- SHORT TASK -
Your copy of the material below should match it exactly, except that it holds no pictures.
┄┄┄┄┄┄
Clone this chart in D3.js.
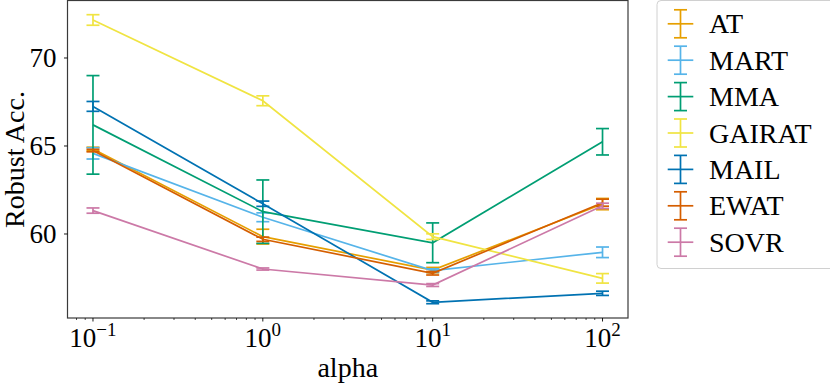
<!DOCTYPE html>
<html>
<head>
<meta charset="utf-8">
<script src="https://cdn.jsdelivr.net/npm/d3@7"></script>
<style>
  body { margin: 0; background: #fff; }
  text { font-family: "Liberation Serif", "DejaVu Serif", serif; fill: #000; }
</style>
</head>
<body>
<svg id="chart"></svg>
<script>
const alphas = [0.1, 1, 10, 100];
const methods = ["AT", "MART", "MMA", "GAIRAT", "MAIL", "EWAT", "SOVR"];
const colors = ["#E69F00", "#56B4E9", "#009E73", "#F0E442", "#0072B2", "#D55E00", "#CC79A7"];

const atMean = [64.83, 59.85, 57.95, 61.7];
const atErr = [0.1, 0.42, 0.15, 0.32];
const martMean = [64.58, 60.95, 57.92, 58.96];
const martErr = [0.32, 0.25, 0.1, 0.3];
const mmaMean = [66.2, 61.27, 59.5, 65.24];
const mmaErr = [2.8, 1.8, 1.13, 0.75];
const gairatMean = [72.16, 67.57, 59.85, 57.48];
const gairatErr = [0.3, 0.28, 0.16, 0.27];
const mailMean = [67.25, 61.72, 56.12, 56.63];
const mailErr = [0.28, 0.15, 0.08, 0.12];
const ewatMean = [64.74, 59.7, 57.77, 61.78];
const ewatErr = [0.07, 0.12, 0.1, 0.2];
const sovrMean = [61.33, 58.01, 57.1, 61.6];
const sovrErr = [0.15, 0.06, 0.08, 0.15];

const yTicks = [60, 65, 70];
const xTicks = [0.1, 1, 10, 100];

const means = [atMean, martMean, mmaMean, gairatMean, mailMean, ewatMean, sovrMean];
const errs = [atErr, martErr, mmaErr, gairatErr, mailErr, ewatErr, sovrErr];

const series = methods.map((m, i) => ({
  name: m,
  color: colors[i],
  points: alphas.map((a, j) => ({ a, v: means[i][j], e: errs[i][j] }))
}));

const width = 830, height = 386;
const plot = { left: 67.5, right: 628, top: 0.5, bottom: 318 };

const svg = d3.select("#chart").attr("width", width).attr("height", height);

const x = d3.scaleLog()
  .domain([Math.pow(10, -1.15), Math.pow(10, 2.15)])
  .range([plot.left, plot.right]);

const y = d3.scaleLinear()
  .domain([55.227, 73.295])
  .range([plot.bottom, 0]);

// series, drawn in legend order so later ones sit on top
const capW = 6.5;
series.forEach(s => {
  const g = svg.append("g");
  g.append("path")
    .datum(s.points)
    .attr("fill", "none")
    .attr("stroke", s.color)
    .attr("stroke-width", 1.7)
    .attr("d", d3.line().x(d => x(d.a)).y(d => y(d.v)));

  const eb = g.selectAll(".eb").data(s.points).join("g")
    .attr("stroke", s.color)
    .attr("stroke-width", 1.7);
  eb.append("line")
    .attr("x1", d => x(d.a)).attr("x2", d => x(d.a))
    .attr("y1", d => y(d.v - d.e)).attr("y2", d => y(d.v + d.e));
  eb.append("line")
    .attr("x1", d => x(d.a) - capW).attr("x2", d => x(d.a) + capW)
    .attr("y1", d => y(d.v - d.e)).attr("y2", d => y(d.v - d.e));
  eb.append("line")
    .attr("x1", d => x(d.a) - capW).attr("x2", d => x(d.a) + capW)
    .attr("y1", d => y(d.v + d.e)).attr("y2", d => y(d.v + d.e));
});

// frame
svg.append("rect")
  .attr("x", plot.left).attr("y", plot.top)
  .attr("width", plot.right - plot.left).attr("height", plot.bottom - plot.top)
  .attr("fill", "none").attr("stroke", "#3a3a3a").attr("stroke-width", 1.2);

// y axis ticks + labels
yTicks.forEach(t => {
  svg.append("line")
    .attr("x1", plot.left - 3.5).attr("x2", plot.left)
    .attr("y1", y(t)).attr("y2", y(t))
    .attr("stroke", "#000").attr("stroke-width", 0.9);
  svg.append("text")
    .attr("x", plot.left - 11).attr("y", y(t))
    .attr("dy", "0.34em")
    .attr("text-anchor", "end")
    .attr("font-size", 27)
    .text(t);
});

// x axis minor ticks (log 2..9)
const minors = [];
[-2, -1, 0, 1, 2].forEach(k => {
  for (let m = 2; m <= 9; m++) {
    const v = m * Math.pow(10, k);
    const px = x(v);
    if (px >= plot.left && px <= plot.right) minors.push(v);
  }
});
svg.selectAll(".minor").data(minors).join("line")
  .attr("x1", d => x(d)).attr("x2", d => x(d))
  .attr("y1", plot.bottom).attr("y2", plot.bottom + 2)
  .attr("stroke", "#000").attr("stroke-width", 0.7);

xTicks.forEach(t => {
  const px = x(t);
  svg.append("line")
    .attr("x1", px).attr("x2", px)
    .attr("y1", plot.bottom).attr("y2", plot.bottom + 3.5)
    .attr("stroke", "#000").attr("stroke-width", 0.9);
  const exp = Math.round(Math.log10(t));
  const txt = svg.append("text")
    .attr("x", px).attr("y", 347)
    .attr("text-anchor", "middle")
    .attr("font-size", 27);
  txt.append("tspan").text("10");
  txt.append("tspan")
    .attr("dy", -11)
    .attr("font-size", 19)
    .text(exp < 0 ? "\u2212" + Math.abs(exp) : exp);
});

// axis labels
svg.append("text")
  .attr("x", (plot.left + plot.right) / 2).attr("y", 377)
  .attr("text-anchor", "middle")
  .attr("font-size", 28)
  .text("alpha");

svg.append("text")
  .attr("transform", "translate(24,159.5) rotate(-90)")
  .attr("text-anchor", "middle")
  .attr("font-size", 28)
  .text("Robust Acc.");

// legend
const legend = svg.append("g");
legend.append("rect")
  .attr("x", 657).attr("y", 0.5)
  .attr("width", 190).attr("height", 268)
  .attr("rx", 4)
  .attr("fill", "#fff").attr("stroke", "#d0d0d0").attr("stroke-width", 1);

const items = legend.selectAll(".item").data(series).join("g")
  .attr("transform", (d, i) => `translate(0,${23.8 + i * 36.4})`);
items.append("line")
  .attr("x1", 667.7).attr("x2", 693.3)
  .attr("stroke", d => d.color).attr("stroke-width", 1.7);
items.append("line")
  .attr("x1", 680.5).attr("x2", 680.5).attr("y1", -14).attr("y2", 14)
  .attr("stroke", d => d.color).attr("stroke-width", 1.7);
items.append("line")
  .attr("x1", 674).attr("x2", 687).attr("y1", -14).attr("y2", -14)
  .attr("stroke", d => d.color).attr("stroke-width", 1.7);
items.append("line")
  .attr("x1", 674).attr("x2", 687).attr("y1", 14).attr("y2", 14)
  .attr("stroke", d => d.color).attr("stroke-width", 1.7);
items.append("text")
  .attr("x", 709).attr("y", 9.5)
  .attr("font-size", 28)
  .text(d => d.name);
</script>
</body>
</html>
┄┄┄┄┄┄
- SOLUTION TO THIS PROBLEM -
Clone this chart in D3.js.
<!DOCTYPE html>
<html>
<head>
<meta charset="utf-8">
<script src="https://cdn.jsdelivr.net/npm/d3@7"></script>
<style>
  body { margin: 0; background: #fff; }
  text { font-family: "Liberation Serif", "DejaVu Serif", serif; fill: #000; }
</style>
</head>
<body>
<svg id="chart"></svg>
<script>
const alphas = [0.1, 1, 10, 100];
const methods = ["AT", "MART", "MMA", "GAIRAT", "MAIL", "EWAT", "SOVR"];
const colors = ["#E69F00", "#56B4E9", "#009E73", "#F0E442", "#0072B2", "#D55E00", "#CC79A7"];

const atMean = [64.83, 59.85, 57.95, 61.7];
const atErr = [0.1, 0.42, 0.15, 0.32];
const martMean = [64.58, 60.95, 57.92, 58.96];
const martErr = [0.32, 0.25, 0.1, 0.3];
const mmaMean = [66.2, 61.27, 59.5, 65.24];
const mmaErr = [2.8, 1.8, 1.13, 0.75];
const gairatMean = [72.16, 67.57, 59.85, 57.48];
const gairatErr = [0.3, 0.28, 0.16, 0.27];
const mailMean = [67.25, 61.72, 56.12, 56.63];
const mailErr = [0.28, 0.15, 0.08, 0.12];
const ewatMean = [64.74, 59.7, 57.77, 61.78];
const ewatErr = [0.07, 0.12, 0.1, 0.2];
const sovrMean = [61.33, 58.01, 57.1, 61.6];
const sovrErr = [0.15, 0.06, 0.08, 0.15];

const yTicks = [60, 65, 70];
const xTicks = [0.1, 1, 10, 100];

const means = [atMean, martMean, mmaMean, gairatMean, mailMean, ewatMean, sovrMean];
const errs = [atErr, martErr, mmaErr, gairatErr, mailErr, ewatErr, sovrErr];

const series = methods.map((m, i) => ({
  name: m,
  color: colors[i],
  points: alphas.map((a, j) => ({ a, v: means[i][j], e: errs[i][j] }))
}));

const width = 830, height = 386;
const plot = { left: 67.5, right: 628, top: 0.5, bottom: 318 };

const svg = d3.select("#chart").attr("width", width).attr("height", height);

const x = d3.scaleLog()
  .domain([Math.pow(10, -1.15), Math.pow(10, 2.15)])
  .range([plot.left, plot.right]);

const y = d3.scaleLinear()
  .domain([55.227, 73.295])
  .range([plot.bottom, 0]);

// series, drawn in legend order so later ones sit on top
const capW = 6.5;
series.forEach(s => {
  const g = svg.append("g");
  g.append("path")
    .datum(s.points)
    .attr("fill", "none")
    .attr("stroke", s.color)
    .attr("stroke-width", 1.7)
    .attr("d", d3.line().x(d => x(d.a)).y(d => y(d.v)));

  const eb = g.selectAll(".eb").data(s.points).join("g")
    .attr("stroke", s.color)
    .attr("stroke-width", 1.7);
  eb.append("line")
    .attr("x1", d => x(d.a)).attr("x2", d => x(d.a))
    .attr("y1", d => y(d.v - d.e)).attr("y2", d => y(d.v + d.e));
  eb.append("line")
    .attr("x1", d => x(d.a) - capW).attr("x2", d => x(d.a) + capW)
    .attr("y1", d => y(d.v - d.e)).attr("y2", d => y(d.v - d.e));
  eb.append("line")
    .attr("x1", d => x(d.a) - capW).attr("x2", d => x(d.a) + capW)
    .attr("y1", d => y(d.v + d.e)).attr("y2", d => y(d.v + d.e));
});

// frame
svg.append("rect")
  .attr("x", plot.left).attr("y", plot.top)
  .attr("width", plot.right - plot.left).attr("height", plot.bottom - plot.top)
  .attr("fill", "none").attr("stroke", "#3a3a3a").attr("stroke-width", 1.2);

// y axis ticks + labels
yTicks.forEach(t => {
  svg.append("line")
    .attr("x1", plot.left - 3.5).attr("x2", plot.left)
    .attr("y1", y(t)).attr("y2", y(t))
    .attr("stroke", "#000").attr("stroke-width", 0.9);
  svg.append("text")
    .attr("x", plot.left - 11).attr("y", y(t))
    .attr("dy", "0.34em")
    .attr("text-anchor", "end")
    .attr("font-size", 27)
    .text(t);
});

// x axis minor ticks (log 2..9)
const minors = [];
[-2, -1, 0, 1, 2].forEach(k => {
  for (let m = 2; m <= 9; m++) {
    const v = m * Math.pow(10, k);
    const px = x(v);
    if (px >= plot.left && px <= plot.right) minors.push(v);
  }
});
svg.selectAll(".minor").data(minors).join("line")
  .attr("x1", d => x(d)).attr("x2", d => x(d))
  .attr("y1", plot.bottom).attr("y2", plot.bottom + 2)
  .attr("stroke", "#000").attr("stroke-width", 0.7);

xTicks.forEach(t => {
  const px = x(t);
  svg.append("line")
    .attr("x1", px).attr("x2", px)
    .attr("y1", plot.bottom).attr("y2", plot.bottom + 3.5)
    .attr("stroke", "#000").attr("stroke-width", 0.9);
  const exp = Math.round(Math.log10(t));
  const txt = svg.append("text")
    .attr("x", px).attr("y", 347)
    .attr("text-anchor", "middle")
    .attr("font-size", 27);
  txt.append("tspan").text("10");
  txt.append("tspan")
    .attr("dy", -11)
    .attr("font-size", 19)
    .text(exp < 0 ? "\u2212" + Math.abs(exp) : exp);
});

// axis labels
svg.append("text")
  .attr("x", (plot.left + plot.right) / 2).attr("y", 377)
  .attr("text-anchor", "middle")
  .attr("font-size", 28)
  .text("alpha");

svg.append("text")
  .attr("transform", "translate(24,159.5) rotate(-90)")
  .attr("text-anchor", "middle")
  .attr("font-size", 28)
  .text("Robust Acc.");

// legend
const legend = svg.append("g");
legend.append("rect")
  .attr("x", 657).attr("y", 0.5)
  .attr("width", 190).attr("height", 268)
  .attr("rx", 4)
  .attr("fill", "#fff").attr("stroke", "#d0d0d0").attr("stroke-width", 1);

const items = legend.selectAll(".item").data(series).join("g")
  .attr("transform", (d, i) => `translate(0,${23.8 + i * 36.4})`);
items.append("line")
  .attr("x1", 667.7).attr("x2", 693.3)
  .attr("stroke", d => d.color).attr("stroke-width", 1.7);
items.append("line")
  .attr("x1", 680.5).attr("x2", 680.5).attr("y1", -14).attr("y2", 14)
  .attr("stroke", d => d.color).attr("stroke-width", 1.7);
items.append("line")
  .attr("x1", 674).attr("x2", 687).attr("y1", -14).attr("y2", -14)
  .attr("stroke", d => d.color).attr("stroke-width", 1.7);
items.append("line")
  .attr("x1", 674).attr("x2", 687).attr("y1", 14).attr("y2", 14)
  .attr("stroke", d => d.color).attr("stroke-width", 1.7);
items.append("text")
  .attr("x", 709).attr("y", 9.5)
  .attr("font-size", 28)
  .text(d => d.name);
</script>
</body>
</html>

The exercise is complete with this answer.